行车途中他不由暗想,回头这笔账总要问皇帝讨回来才是。
-------------------------------------------------------------------------------
知薇从来没像今晚这样,痛恨这个时代落后的交通工具。
从南京往苏州走陆路,骑马的话快的话大约两天一夜能到。若坐马车的话,时间至少得加一倍。
知薇本想骑马,可一来她不会,二来骑马危险更大,走夜路容易出事儿。傅玉和在这件事情上咬死不放,坚决不许她改骑马。
于是知薇只能不停催促车夫快些赶车,好早一些赶到苏州。
这一路上她又抓着小庄子不停追问细节。小庄子被她那样子吓着了,唯唯诺诺含糊了半天,总算把事情经过说了个大概。
听他的意思是,原先养心殿管她们这一拨人的章公公竟是青鸟堂派在宫里的内奸。

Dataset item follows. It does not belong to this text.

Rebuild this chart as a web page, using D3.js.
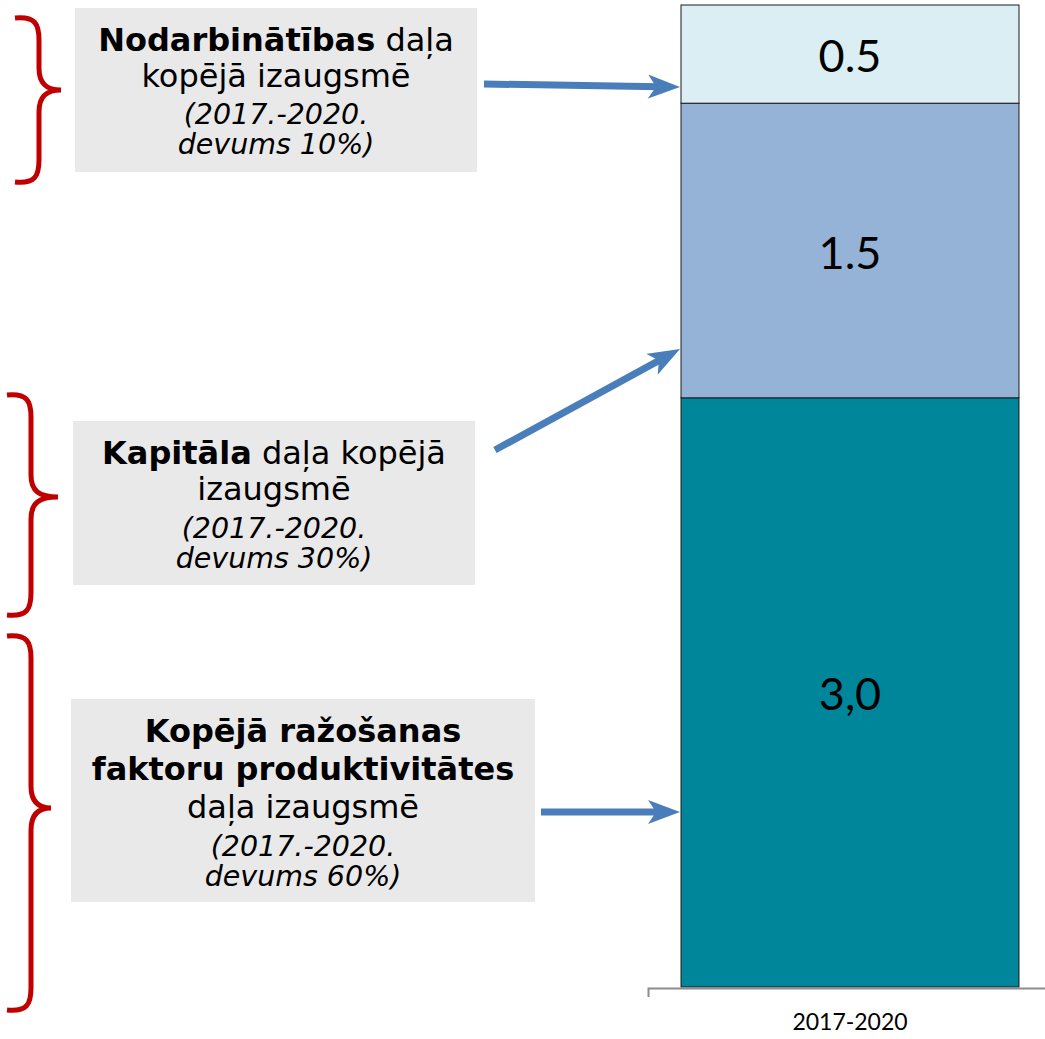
<!DOCTYPE html>
<html>
<head>
<meta charset="utf-8">
<script src="https://cdn.jsdelivr.net/npm/d3@7"></script>
<style>
  body { margin: 0; background: #fff; }
  svg { display: block; }
</style>
</head>
<body>
<svg></svg>
<script>
// data
let periods = ["2017-2020"];
let components = ["TFP", "Kapitāls", "Nodarbinātība"];
let values = [3.0, 1.5, 0.5];
let valueLabels = ["3,0", "1.5", "0.5"];
let colors = ["#00869a", "#95b3d7", "#dbeef4"];

// annotation text (bold part, regular part, italic lines)
let notes = [
  { lines: [[["Nodarbinātības", true], [" daļa", false]], [["kopējā izaugsmē", false]]],
    italic: ["(2017.-2020.", "devums 10%)"] },
  { lines: [[["Kapitāla", true], [" daļa kopējā", false]], [["izaugsmē", false]]],
    italic: ["(2017.-2020.", "devums 30%)"] },
  { lines: [[["Kopējā ražošanas", true]], [["faktoru produktivitātes", true]], [["daļa izaugsmē", false]]],
    italic: ["(2017.-2020.", "devums 60%)"] }
];

let width = 1045;
let height = 1039;

let svg = d3.select("svg").attr("width", width).attr("height", height);

// scales
let xScale = d3.scaleBand().domain(periods).range([648, 1052]).paddingInner(0.089).paddingOuter(0.089);
let yScale = d3.scaleLinear().domain([0, d3.sum(values)]).range([987, 5]);

// stack
let stacked = [];
let acc = 0;
values.forEach((v, i) => {
  stacked.push({ y0: acc, y1: acc + v, label: valueLabels[i], color: colors[i] });
  acc += v;
});

svg.selectAll("rect.seg")
  .data(stacked)
  .enter()
  .append("rect")
  .attr("class", "seg")
  .attr("x", xScale(periods[0]))
  .attr("width", xScale.bandwidth())
  .attr("y", (d) => yScale(d.y1))
  .attr("height", (d) => yScale(d.y0) - yScale(d.y1))
  .attr("fill", (d) => d.color)
  .attr("stroke", "#1a1a1a")
  .attr("stroke-width", 1);

svg.selectAll("text.val")
  .data(stacked)
  .enter()
  .append("text")
  .attr("class", "val")
  .attr("x", xScale(periods[0]) + xScale.bandwidth() / 2)
  .attr("y", (d) => (yScale(d.y0) + yScale(d.y1)) / 2 + 18)
  .attr("text-anchor", "middle")
  .attr("font-family", "Lato, 'Open Sans', sans-serif")
  .attr("font-size", 45)
  .attr("fill", "#000")
  .text((d) => d.label);

// x axis
let xAxis = d3.axisBottom(xScale).tickSizeInner(0).tickSizeOuter(9).tickPadding(26);
let gx = svg.append("g")
  .attr("transform", "translate(0," + 988 + ")")
  .call(xAxis);
gx.select(".domain").attr("stroke", "#8c8c8c").attr("stroke-width", 2);
gx.selectAll("text")
  .attr("font-family", "Lato, 'Open Sans', sans-serif")
  .attr("font-size", 23)
  .attr("fill", "#000");

// annotation boxes
let boxes = [
  { x: 75, y: 8, w: 402, h: 164, cx: 276, base: 51, lh: [36, 37, 30] },
  { x: 73, y: 421, w: 402, h: 164, cx: 274, base: 464, lh: [36, 38, 30] },
  { x: 71, y: 699, w: 464, h: 203, cx: 303, base: 742, lh: [38, 38, 38, 30] }
];

boxes.forEach((b, i) => {
  svg.append("rect")
    .attr("x", b.x).attr("y", b.y)
    .attr("width", b.w).attr("height", b.h)
    .attr("fill", "#e9e9e9");
  let n = notes[i];
  let y = b.base;
  let k = 0;
  n.lines.forEach((ln) => {
    let t = svg.append("text")
      .attr("x", b.cx).attr("y", y)
      .attr("text-anchor", "middle")
      .attr("font-family", "'DejaVu Sans', Verdana, sans-serif")
      .attr("font-size", 32)
      .attr("fill", "#000");
    ln.forEach((part) => {
      t.append("tspan")
        .attr("font-weight", part[1] ? "bold" : "normal")
        .text(part[0]);
    });
    y += b.lh[k++];
  });
  n.italic.forEach((s) => {
    svg.append("text")
      .attr("x", b.cx).attr("y", y)
      .attr("text-anchor", "middle")
      .attr("font-family", "'DejaVu Sans', Verdana, sans-serif")
      .attr("font-style", "italic")
      .attr("font-size", 28.5)
      .attr("fill", "#000")
      .text(s);
    y += b.lh[k++] || 30;
  });
});

// braces (curly ends hook outward)
let braces = [
  { x: 15, top: 18, tip: 90, bottom: 182, tipX: 61 },
  { x: 7, top: 395, tip: 497, bottom: 615, tipX: 58 },
  { x: 7, top: 636, tip: 808, bottom: 1010, tipX: 51 }
];
let bracePath = (b) => {
  let mx = b.x + 24;
  return "M" + b.x + "," + b.top +
    " C" + (mx - 4) + "," + (b.top - 2) + " " + mx + "," + (b.top + 6) + " " + mx + "," + (b.top + 22) +
    " L" + mx + "," + (b.tip - 22) +
    " C" + mx + "," + (b.tip - 6) + " " + (mx + 8) + "," + b.tip + " " + b.tipX + "," + b.tip +
    " C" + (mx + 8) + "," + b.tip + " " + mx + "," + (b.tip + 6) + " " + mx + "," + (b.tip + 22) +
    " L" + mx + "," + (b.bottom - 22) +
    " C" + mx + "," + (b.bottom - 6) + " " + (mx - 4) + "," + (b.bottom + 2) + " " + b.x + "," + b.bottom;
};
braces.forEach((b) => {
  svg.append("path")
    .attr("d", bracePath(b))
    .attr("fill", "none")
    .attr("stroke", "#c00000")
    .attr("stroke-width", 5);
});

// arrows
let barLeft = xScale(periods[0]);
let arrows = [
  { x1: 484, y1: 84, y2: 87 },
  { x1: 495, y1: 450, y2: 349 },
  { x1: 541, y1: 812, y2: 812 }
];
let defs = svg.append("defs");
defs.append("marker")
  .attr("id", "head")
  .attr("markerUnits", "userSpaceOnUse")
  .attr("viewBox", "0 0 32 24")
  .attr("markerWidth", 32).attr("markerHeight", 24)
  .attr("refX", 12).attr("refY", 12)
  .attr("orient", "auto")
  .append("path")
  .attr("d", "M0,0 L32,12 L0,24 L8,12 Z")
  .attr("fill", "#4a7ebb");

arrows.forEach((a) => {
  let x2 = barLeft - 1;
  let dx = x2 - a.x1, dy = a.y2 - a.y1;
  let len = Math.sqrt(dx * dx + dy * dy);
  let ex = x2 - dx / len * 20, ey = a.y2 - dy / len * 20;
  svg.append("line")
    .attr("x1", a.x1).attr("y1", a.y1)
    .attr("x2", ex).attr("y2", ey)
    .attr("stroke", "#4a7ebb")
    .attr("stroke-width", 7)
    .attr("marker-end", "url(#head)");
});
</script>
</body>
</html>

皇帝带兵围剿他们的总堂,原本是顺顺当当的事儿。结果这章公公当真被洗/脑得厉害,竟将那青鸟堂总堂主奉若神明,听说他被生擒一时想不开,提了刀就去行刺皇上。
皇上对他毫无防备,虽身手不错躲过致命伤,腹部却还是叫他刺了一刀。
知薇一听皇帝肚子叫人捅了,脸色瞬间白得跟蜡纸一样。古代不比现代,身中一刀可大可小,就算他是皇帝,阎王爷要收人神医也束手无策。
她紧张地去看傅玉和,对方倒还镇定,只劝她:“小庄子同我说了,太医院院使高大人此刻正在皇上身边,你不必太过担心。皇上练武出身,年少时已带兵打仗,大大小小受过不少伤,每一次都逢凶化吉,这一回必然也是如此。”
知薇却安心不下来,掀帘子看外头的夜色,只觉这一路的颠簸是如此地难熬。
经过近五天的颠簸,延途几次在驿站换马换车,几乎日夜兼程,堪堪赶在第五日苏州城门大合之前冲进了城内。
知薇已是累得不行,五天来几乎没有怎么合眼,每每刚睡上一会儿整个人又会从梦里惊醒,待得到了冯家大宅前时,她已是腿软得连道儿都走不了了。